Later, the emblem of the 22nd Company was changed to feature an artillery-laden bear in recognition of Wotjek’s efforts. And as his legend spread, officials in Poland hoped to install the now-famous creature in a zoo. However, the soldiers – who had no desire to return to their Soviet-controlled homeland – had grown attached to their four-legged friend.
Instead, Wotjek accompanied the men of the 22nd Company to Scotland after the war, where they stayed for a time in a temporary settlement in Berwickshire. But after a while, they all began new lives of their own, leaving the bear in need of a permanent home. Eventually, he found his way to Edinburgh Zoo, where he lived out the rest of his days in relative peace.
From time to time, some of Wotjek’s old comrades would visit him in the zoo, where it’s said that he’d still perform an impressive trick. Apparently, whenever the bear heard someone speaking in Polish, he would respond by raising his paw in a salute. Loyal to the last, he remained in captivity in Scotland until he passed away in 1963.
But Wotjek’s story didn’t end there. In 2015 a group of people from the heroic bear’s home country joined forces with Scots to raise the funds for a memorial. Today, it stands on a slab of Polish granite in West Princes Street Gardens in Edinburgh. Speaking to The Independent in 2018, Narebski explained, “Wotjek could not return to Poland. But he is staying on Polish soil.”

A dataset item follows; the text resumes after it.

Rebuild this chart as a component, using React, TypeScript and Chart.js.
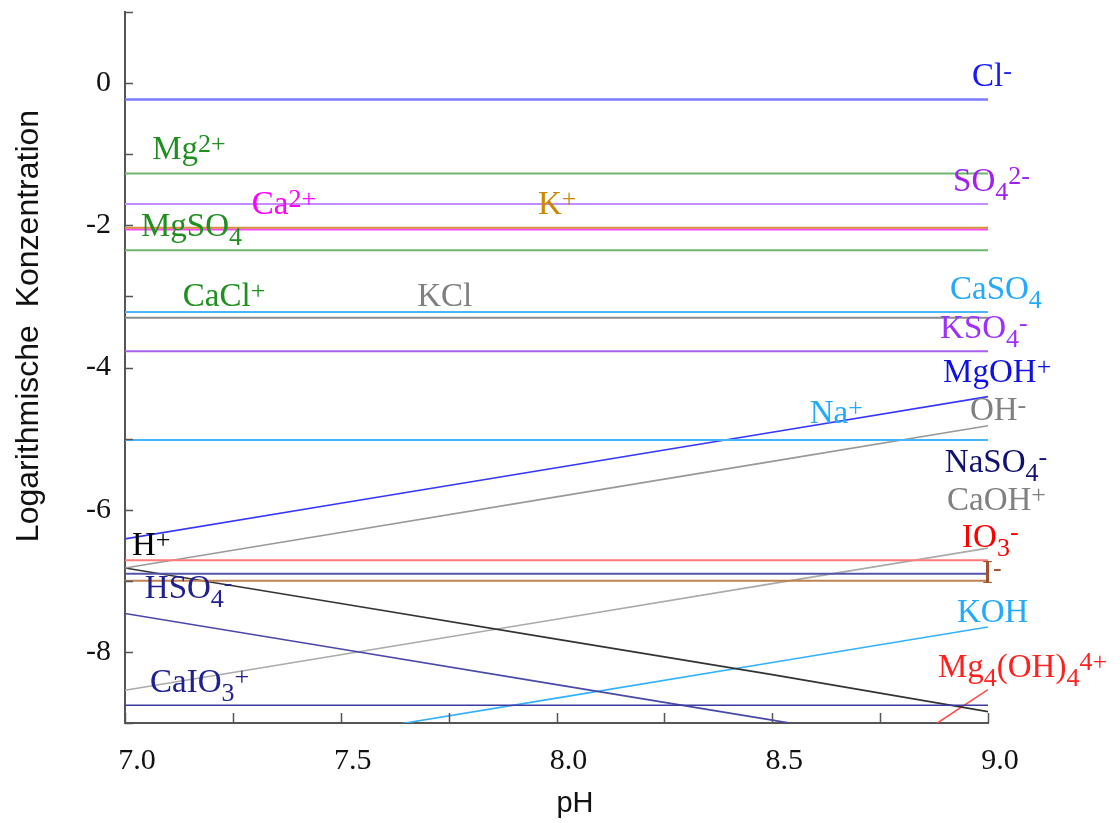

But the statue isn’t the only thing ensuring that this remarkable tale is remembered. In 2011 a documentary entitled Wotjek: The Bear That Went To War was released, featuring narration by the thespian Brian Blessed. And currently, plans are in the works to create an animated movie about the creature’s adventures. Now, a whole new audience will find out what happened when an orphaned cub was taken on a most unlikely journey.